Rather than having you design a character from scratch, Vindictus has players select from a set of premades. These premades are gender-locked and have a basic set of abilities that can't be altered. Two of these characters were available for the demo: a male, dual-wielding warrior named Lann and a female with a sword and shield named Fiona. The other two players with me chose Lann so I picked Fiona for variety's sake. The differences between the two are straightforward: Fiona is more durable and defensively-oriented while Lann is a quicker, more agile fighter.
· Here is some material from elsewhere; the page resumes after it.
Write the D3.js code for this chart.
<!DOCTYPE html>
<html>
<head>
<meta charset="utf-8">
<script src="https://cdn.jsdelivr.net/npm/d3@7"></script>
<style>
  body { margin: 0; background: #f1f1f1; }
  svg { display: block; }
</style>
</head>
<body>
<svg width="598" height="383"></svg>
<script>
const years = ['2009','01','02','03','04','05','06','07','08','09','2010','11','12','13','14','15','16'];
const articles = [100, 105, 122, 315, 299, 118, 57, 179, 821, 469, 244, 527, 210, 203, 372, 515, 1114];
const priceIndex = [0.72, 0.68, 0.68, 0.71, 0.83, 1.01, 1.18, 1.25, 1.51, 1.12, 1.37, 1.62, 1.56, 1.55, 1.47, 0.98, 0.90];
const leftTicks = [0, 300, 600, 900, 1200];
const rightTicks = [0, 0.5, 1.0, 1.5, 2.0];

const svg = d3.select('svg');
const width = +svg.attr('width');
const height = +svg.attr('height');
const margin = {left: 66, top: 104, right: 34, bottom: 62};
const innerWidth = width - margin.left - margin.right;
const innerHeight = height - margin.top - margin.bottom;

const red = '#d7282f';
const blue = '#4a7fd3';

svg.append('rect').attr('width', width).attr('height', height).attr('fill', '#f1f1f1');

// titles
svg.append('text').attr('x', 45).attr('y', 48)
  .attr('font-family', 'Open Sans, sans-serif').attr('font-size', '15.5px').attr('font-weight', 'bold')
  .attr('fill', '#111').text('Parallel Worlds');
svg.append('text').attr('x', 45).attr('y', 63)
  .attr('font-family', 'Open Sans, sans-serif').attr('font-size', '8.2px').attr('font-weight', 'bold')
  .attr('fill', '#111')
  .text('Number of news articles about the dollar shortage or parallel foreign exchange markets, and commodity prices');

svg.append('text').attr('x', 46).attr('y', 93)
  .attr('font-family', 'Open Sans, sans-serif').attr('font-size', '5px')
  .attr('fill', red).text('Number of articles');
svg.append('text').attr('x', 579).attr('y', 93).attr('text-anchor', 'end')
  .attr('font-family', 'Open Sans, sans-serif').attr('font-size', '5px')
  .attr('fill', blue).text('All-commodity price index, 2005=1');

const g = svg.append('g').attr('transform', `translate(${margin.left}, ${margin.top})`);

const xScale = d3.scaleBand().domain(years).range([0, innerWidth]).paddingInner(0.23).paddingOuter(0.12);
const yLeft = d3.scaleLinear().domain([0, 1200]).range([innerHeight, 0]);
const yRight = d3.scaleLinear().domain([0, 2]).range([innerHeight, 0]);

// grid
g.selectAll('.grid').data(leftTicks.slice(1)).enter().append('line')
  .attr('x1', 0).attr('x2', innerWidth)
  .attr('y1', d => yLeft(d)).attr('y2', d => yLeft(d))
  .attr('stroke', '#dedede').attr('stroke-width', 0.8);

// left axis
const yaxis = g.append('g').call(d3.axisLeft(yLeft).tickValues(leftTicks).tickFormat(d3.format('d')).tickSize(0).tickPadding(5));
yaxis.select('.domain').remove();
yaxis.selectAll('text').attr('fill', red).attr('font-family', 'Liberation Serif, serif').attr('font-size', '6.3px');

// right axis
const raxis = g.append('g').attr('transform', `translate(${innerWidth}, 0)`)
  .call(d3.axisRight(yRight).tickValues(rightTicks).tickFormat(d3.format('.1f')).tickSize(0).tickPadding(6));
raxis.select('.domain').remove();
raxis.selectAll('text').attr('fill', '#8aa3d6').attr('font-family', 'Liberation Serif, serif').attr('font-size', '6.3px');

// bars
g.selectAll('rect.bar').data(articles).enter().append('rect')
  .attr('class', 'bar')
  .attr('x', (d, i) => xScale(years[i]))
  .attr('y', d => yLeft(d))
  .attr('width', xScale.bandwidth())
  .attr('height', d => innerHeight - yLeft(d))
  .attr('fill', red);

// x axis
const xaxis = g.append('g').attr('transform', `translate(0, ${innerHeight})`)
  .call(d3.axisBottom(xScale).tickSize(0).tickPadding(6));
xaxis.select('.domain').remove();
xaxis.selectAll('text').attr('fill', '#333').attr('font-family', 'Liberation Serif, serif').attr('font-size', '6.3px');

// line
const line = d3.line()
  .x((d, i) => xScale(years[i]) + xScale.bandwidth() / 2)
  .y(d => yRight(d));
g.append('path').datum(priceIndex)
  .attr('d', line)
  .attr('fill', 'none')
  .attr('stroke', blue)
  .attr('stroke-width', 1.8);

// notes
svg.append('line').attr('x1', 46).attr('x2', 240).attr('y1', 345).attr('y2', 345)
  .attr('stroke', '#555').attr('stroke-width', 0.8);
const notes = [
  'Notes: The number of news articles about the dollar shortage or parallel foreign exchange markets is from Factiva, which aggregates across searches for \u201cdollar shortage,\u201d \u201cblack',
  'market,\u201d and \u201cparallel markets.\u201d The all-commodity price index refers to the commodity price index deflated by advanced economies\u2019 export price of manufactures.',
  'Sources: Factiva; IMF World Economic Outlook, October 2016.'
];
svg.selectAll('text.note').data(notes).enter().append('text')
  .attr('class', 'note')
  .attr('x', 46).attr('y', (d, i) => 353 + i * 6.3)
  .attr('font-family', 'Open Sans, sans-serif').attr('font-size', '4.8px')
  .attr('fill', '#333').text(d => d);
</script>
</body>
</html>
Though we didn't get to try it in the demo, you will have some leeway with customizing these characters. You can change their hair style/color, eye color, and so forth. An in-game store will allow you to purchase additional customization options with real money. These microtransactions, which extend to "items of convenience" (like potions) are how the game will support itself financially.
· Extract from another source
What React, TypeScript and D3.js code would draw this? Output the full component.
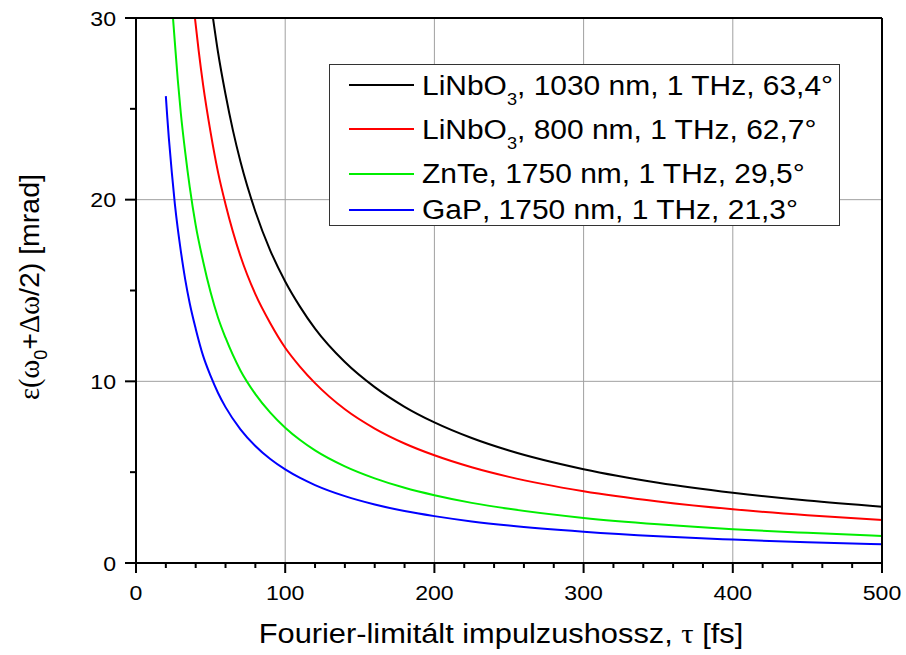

Vindictus's social hub is a town (unseen in the demo) and when you want to go to a dungeon, you group up on ships moored at the docks. This is where we spawned. Before heading out to the dungeon, though, we putzed around with the controls. Each mouse click swings your weapon; this is not like an MMORPG where you target an enemy and then auto-attack. Dodging (controlled by the keyboard like other movement) is manual as well. Pressing E allows you to pick up objects in the environment and swing them like weapons. F allows you to aim and toss javelins. The point of all this information is that the game really plays like an action game.
While learning the controls on the ship, the game's destructible environments became apparent. While swinging our weapons around, we ripped the barrels and boxes all over the deck to shreds. This destruction looks neat but it serves actual purposes in the game, too. The demo's dungeon, a gnoll-infested temple, was filled with stone pillars. Smashing these pillars caused debris to rain down on us or the enemies and cause damage. The pieces of these pillars could be picked up as well and used to bludgeon foes. At another point of the dungeon, we encountered a draw bridge that had to be lowered by slashing a chain.
The falling draw bridge and pillars were some of the demo's most prominent displays of the game's physics. A swinging, spiked log that we had to evade also sticks out in my memory. The physics seems to be a bigger factor in the full game, though. After the demo I was shown a video of the third character class, a mage, who had an anti-gravity spell that could cause all objects in the area to rise in the air. Another spell, likely high-level, allowed the mage to create a golem out of nearby objects.
The game is solid from a technical standpoint but I'm not completely sure of the actual gameplay constructed with this technology. Don't get me wrong; it was fun to slash up a bunch of enemies and bash their heads in with stone pots. Grappling enemies and finishing them off with contextual executions - smashing them against walls, tossing them off ledges - was entertaining, too. It was like I was playing a medieval beat 'em up. I'm just curious what the game feels like once we're past the quasi-tutorial stage.
To put it another way: Will we need to develop more careful combat techniques later on or will we still be clicking like a madman? The demo dungeon boss fight seems to suggest the game gets more strategic at higher levels. The boss was a giant gnoll that made slow, powerful hammer swings. After dodging these swings, you'd be free to get a few hits on him before he recovered and began another attack. How much more complicated will things get, though? How much coordination will teammates need to do? In this boss fight it just felt like we were three players who happened to be in the same game rather than a team working together. Will this be enough to survive in the future?
The fact that Vindictus is free just makes me slightly suspicious that it will be as complex as other games in its later stages, though. I guess I'm just old-fashioned and still skeptical of these new-fangled microtransaction-supported games. Still, the demo was entertaining and polished enough that I'll gladly download the full version for a test run.